TO BE DONE:
Leave out the pictures, and retype only the lines from the beginning of the material through the line that contains "ir_fixed_point = 5.45", including both.
----- DATASET EXCERPT
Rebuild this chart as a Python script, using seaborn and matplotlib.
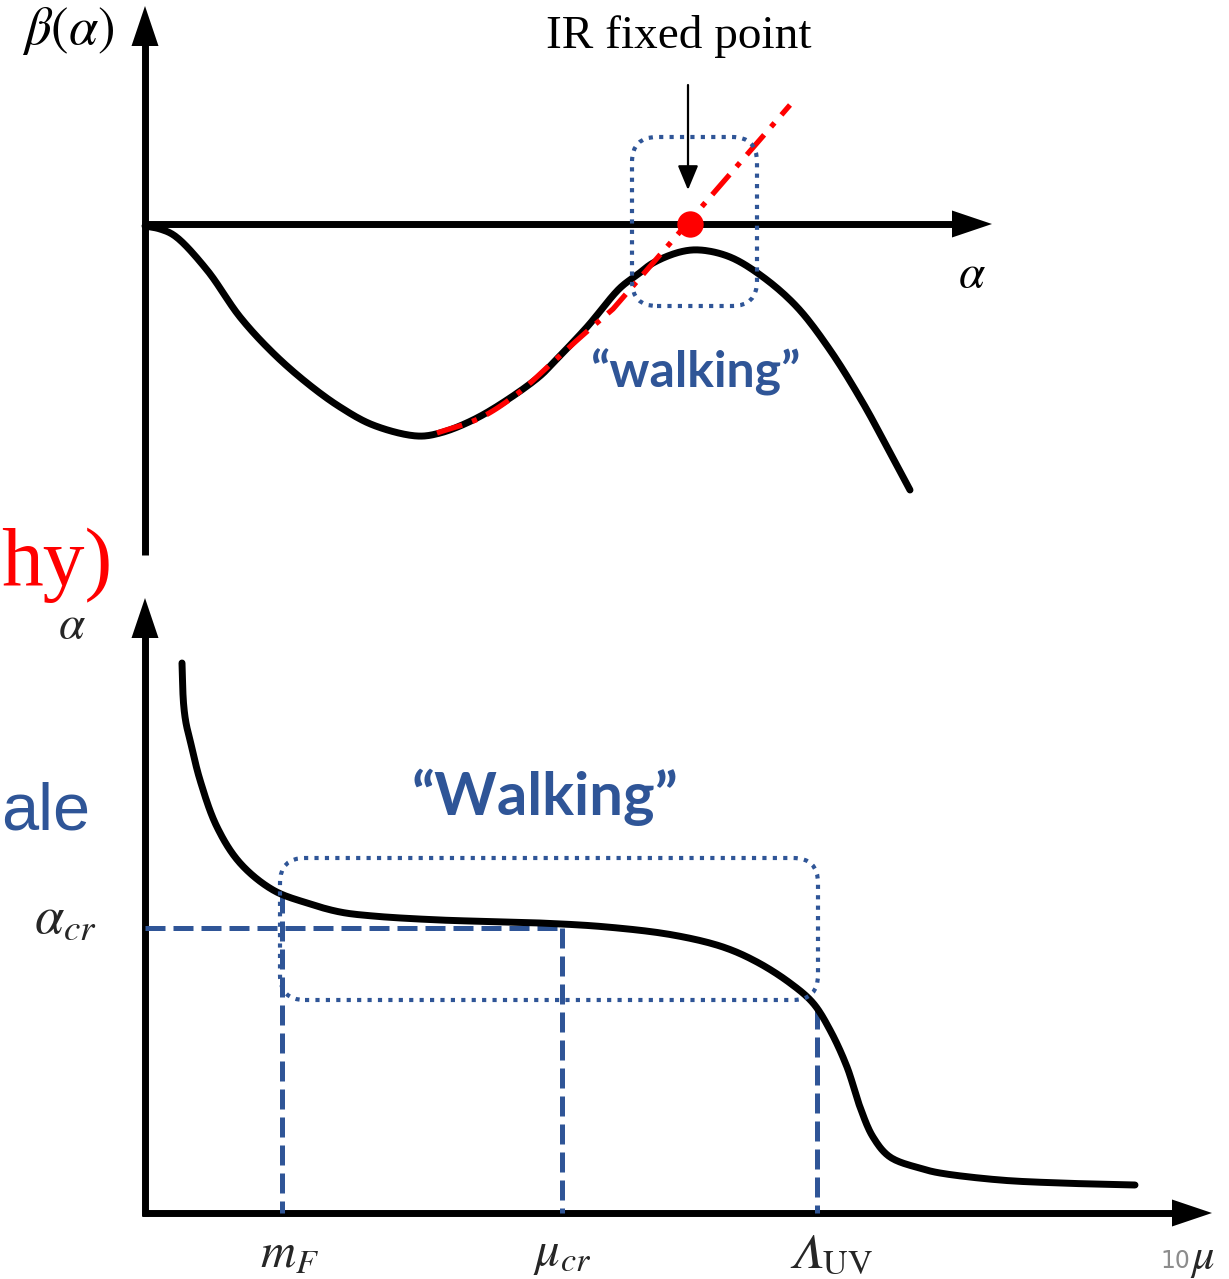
import numpy as np
import matplotlib
matplotlib.use("Agg")
import matplotlib.pyplot as plt
from matplotlib.patches import FancyBboxPatch, Polygon
import seaborn as sns

# ---- beta function beta(alpha) ----
beta_alpha = [0.00, 0.15, 0.30, 0.62, 0.95, 1.28, 1.62, 1.95, 2.28, 2.72, 2.95,
              3.28, 3.62, 3.95, 4.08, 4.42, 4.75, 4.92, 5.08, 5.35, 5.55, 5.85, 6.18,
              6.52, 6.85, 7.18, 7.42, 7.65]
beta_vals = [-0.02, -0.05, -0.12, -0.46, -0.93, -1.29, -1.59, -1.83, -2.01, -2.12, -2.09,
             -1.96, -1.76, -1.52, -1.39, -1.03, -0.64, -0.51, -0.39, -0.28, -0.26, -0.33, -0.53,
             -0.83, -1.26, -1.79, -2.23, -2.66]

# walking (near-conformal) approach toward the IR fixed point
walk_alpha = [2.92, 3.35, 3.72, 4.08, 4.38, 4.68, 6.45]
walk_beta = [-2.09, -1.94, -1.70, -1.38, -1.11, -0.85, 1.19]
ir_fixed_point = 5.45

# ---- running coupling alpha(mu) ----
mu_vals = [0.37, 0.385, 0.41, 0.45, 0.55, 0.72, 0.95, 1.28, 1.62, 1.95, 2.28, 2.95, 3.95,
           4.62, 5.28, 5.78, 6.12, 6.45, 6.68, 6.85, 7.02, 7.15, 7.28, 7.45, 7.78, 7.95,
           8.55, 9.15, 9.90]
alpha_vals = [5.50, 5.10, 4.90, 4.73, 4.33, 3.86, 3.50, 3.23, 3.10, 3.01, 2.97, 2.93, 2.90,
              2.86, 2.78, 2.66, 2.51, 2.30, 2.10, 1.83, 1.46, 1.06, 0.76, 0.56, 0.44, 0.40,
              0.33, 0.30, 0.28]
alpha_cr = 2.85
scale_mu = [1.37, 4.17, 6.72]
scale_labels = [r"$m_F$", r"$\mu_{cr}$", "$\U0001D6EC_{\\mathrm{UV}}$"]

BLUE = "#2F5597"
LW = 5.0

sns.set_theme(style="white")
plt.rcParams["font.family"] = ["DejaVu Sans"]
plt.rcParams["mathtext.fontset"] = "stix"

fig = plt.figure(figsize=(12.29, 12.79), dpi=100)
fig.patch.set_facecolor("white")

ax_top = fig.add_axes([0, 679 / 1279, 1, 600 / 1279])
ax_top.set_xlim(-1.45, 10.84)
ax_top.set_ylim(-3.76, 2.24)
ax_bot = fig.add_axes([0, 0, 1, 699 / 1279])
ax_bot.set_xlim(-1.45, 10.84)
ax_bot.set_ylim(-0.66, 6.33)
for ax in (ax_top, ax_bot):
    ax.set_axis_off()
    ax.patch.set_alpha(0)


def smooth_path(xs, ys, n=16):
    """Centripetal Catmull-Rom path through the given points, for a hand-drawn look."""
    p = np.column_stack([xs, ys]).astype(float)
    p = np.vstack([2 * p[0] - p[1], p, 2 * p[-1] - p[-2]])
    out = []
    for i in range(1, len(p) - 2):
        p0, p1, p2, p3 = p[i - 1], p[i], p[i + 1], p[i + 2]
        t0 = 0.0
        t1 = t0 + np.linalg.norm(p1 - p0) ** 0.5
        t2 = t1 + np.linalg.norm(p2 - p1) ** 0.5
        t3 = t2 + np.linalg.norm(p3 - p2) ** 0.5
        t = np.linspace(t1, t2, n, endpoint=False)[:, None]
        a1 = (t1 - t) / (t1 - t0) * p0 + (t - t0) / (t1 - t0) * p1
        a2 = (t2 - t) / (t2 - t1) * p1 + (t - t1) / (t2 - t1) * p2
        a3 = (t3 - t) / (t3 - t2) * p2 + (t - t2) / (t3 - t2) * p3
        b1 = (t2 - t) / (t2 - t0) * a1 + (t - t0) / (t2 - t0) * a2
        b2 = (t3 - t) / (t3 - t1) * a2 + (t - t1) / (t3 - t1) * a3
        out.append((t2 - t) / (t2 - t1) * b1 + (t - t1) / (t2 - t1) * b2)
    out.append(p[-2][None, :])
    c = np.vstack(out)
    return c[:, 0], c[:, 1]


def axis_arrow(ax, start, end, head_len=0.40, head_half=0.135):
    p0 = np.array(start, float)
    p1 = np.array(end, float)
    u = (p1 - p0) / np.hypot(*(p1 - p0))
    n = np.array([-u[1], u[0]])
    base = p1 - u * head_len
    ax.plot([p0[0], base[0] + u[0] * 0.05], [p0[1], base[1] + u[1] * 0.05],
            color="black", lw=LW, solid_capstyle="butt", clip_on=False, zorder=3)
    ax.add_patch(Polygon([p1, base + n * head_half, base - n * head_half], closed=True,
                         facecolor="black", edgecolor="none", clip_on=False, zorder=3))


# ---------------- top: beta(alpha) ----------------
axis_arrow(ax_top, (0, -3.31), (0, 2.18))
axis_arrow(ax_top, (-0.03, 0), (8.47, 0))

bx, by = smooth_path(beta_alpha, beta_vals)
sns.lineplot(x=bx, y=by, ax=ax_top, color="black", lw=LW,
             sort=False, estimator=None, zorder=4)
wx, wy = smooth_path(walk_alpha[:-1], walk_beta[:-1])
wx = np.append(wx, walk_alpha[-1])
wy = np.append(wy, walk_beta[-1])
ax_top.plot(wx, wy, color="#FF0000", lw=3.8,
            linestyle=(0, (5, 2, 1, 2)), zorder=5)
ax_top.plot([ir_fixed_point], [0], marker="o", ms=19, color="#FF0000",
            markeredgewidth=0, zorder=6)

ax_top.add_patch(FancyBboxPatch((4.87, -0.82), 1.25, 1.69,
                                boxstyle="round,pad=0,rounding_size=0.25",
                                fill=False, edgecolor=BLUE, lw=3.0,
                                linestyle=(0, (1, 1.5)), zorder=7))
ax_top.annotate("", xy=(5.43, 0.34), xytext=(5.43, 1.39),
                arrowprops=dict(arrowstyle="-|>,head_length=0.6,head_width=0.25",
                                mutation_scale=25, color="black", lw=1.6,
                                shrinkA=0, shrinkB=0), zorder=7)

ax_top.text(5.34, 1.87, "IR fixed point", ha="center", va="center",
            fontsize=34, family="Liberation Serif", color="black")
ax_top.text(-0.77, 1.93, r"$\beta(\alpha)$", ha="center", va="center",
            fontsize=38, color="black")
ax_top.text(8.27, -0.51, r"$\alpha$", ha="center", va="center",
            fontsize=34, color="black")
ax_top.text(5.50, -1.48, "\u201cwalking\u201d", ha="center", va="center",
            fontsize=36, family="Lato", weight="bold", color=BLUE)

# ---------------- bottom: alpha(mu) ----------------
axis_arrow(ax_bot, (0, -0.03), (0, 6.15))
axis_arrow(ax_bot, (-0.03, 0), (10.67, 0))

mx, my = smooth_path(mu_vals, alpha_vals)
sns.lineplot(x=mx, y=my, ax=ax_bot, color="black", lw=LW,
             sort=False, estimator=None, zorder=4)

dash = (0, (4, 1.6))
ax_bot.plot([0, scale_mu[1]], [alpha_cr, alpha_cr], color=BLUE, lw=3.6,
            linestyle=dash, zorder=3)
for i, m in enumerate(scale_mu):
    top = alpha_cr if i == 1 else np.interp(m, mu_vals, alpha_vals)
    ax_bot.plot([m, m], [top, 0], color=BLUE, lw=3.6, linestyle=dash, zorder=3)

ax_bot.add_patch(FancyBboxPatch((1.35, 2.13), 5.38, 1.42,
                                boxstyle="round,pad=0,rounding_size=0.25",
                                fill=False, edgecolor=BLUE, lw=3.0,
                                linestyle=(0, (1, 1.5)), zorder=7))

ax_bot.text(-0.73, 5.88, r"$\alpha$", ha="center", va="center", fontsize=34)
ax_bot.text(-0.80, 2.95, r"$\alpha_{cr}$", ha="center", va="center", fontsize=38)
label_dx = [0.08, 0.0, 0.14]
for m, lab, dx in zip(scale_mu, scale_labels, label_dx):
    ax_bot.text(m + dx, -0.40, lab, ha="center", va="center", fontsize=35)
ax_bot.text(10.45, -0.48, "10", ha="right", va="center", fontsize=17,
            family="DejaVu Sans", color="#8C8C8C")
ax_bot.text(10.45, -0.46, r"$\mu$", ha="left", va="center", fontsize=32)
ax_bot.text(4.00, 4.16, "\u201cWalking\u201d", ha="center", va="center",
            fontsize=43, family="Lato", weight="bold", color=BLUE)

# side captions at the left edge
fig.text(1 / 1229, 1 - 585 / 1279, "hy)", ha="left", va="baseline",
         fontsize=60, family="Liberation Serif", color="#FF0000")
fig.text(1 / 1229, 1 - 830 / 1279, "ale", ha="left", va="baseline",
         fontsize=48, family="Liberation Sans", color=BLUE)

fig.savefig("out.png", dpi=100, facecolor="white")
----------
ANSWER TO THIS EXERCISE:
Rebuild this chart as a Python script, using seaborn and matplotlib.
import numpy as np
import matplotlib
matplotlib.use("Agg")
import matplotlib.pyplot as plt
from matplotlib.patches import FancyBboxPatch, Polygon
import seaborn as sns

# ---- beta function beta(alpha) ----
beta_alpha = [0.00, 0.15, 0.30, 0.62, 0.95, 1.28, 1.62, 1.95, 2.28, 2.72, 2.95,
              3.28, 3.62, 3.95, 4.08, 4.42, 4.75, 4.92, 5.08, 5.35, 5.55, 5.85, 6.18,
              6.52, 6.85, 7.18, 7.42, 7.65]
beta_vals = [-0.02, -0.05, -0.12, -0.46, -0.93, -1.29, -1.59, -1.83, -2.01, -2.12, -2.09,
             -1.96, -1.76, -1.52, -1.39, -1.03, -0.64, -0.51, -0.39, -0.28, -0.26, -0.33, -0.53,
             -0.83, -1.26, -1.79, -2.23, -2.66]

# walking (near-conformal) approach toward the IR fixed point
walk_alpha = [2.92, 3.35, 3.72, 4.08, 4.38, 4.68, 6.45]
walk_beta = [-2.09, -1.94, -1.70, -1.38, -1.11, -0.85, 1.19]
ir_fixed_point = 5.45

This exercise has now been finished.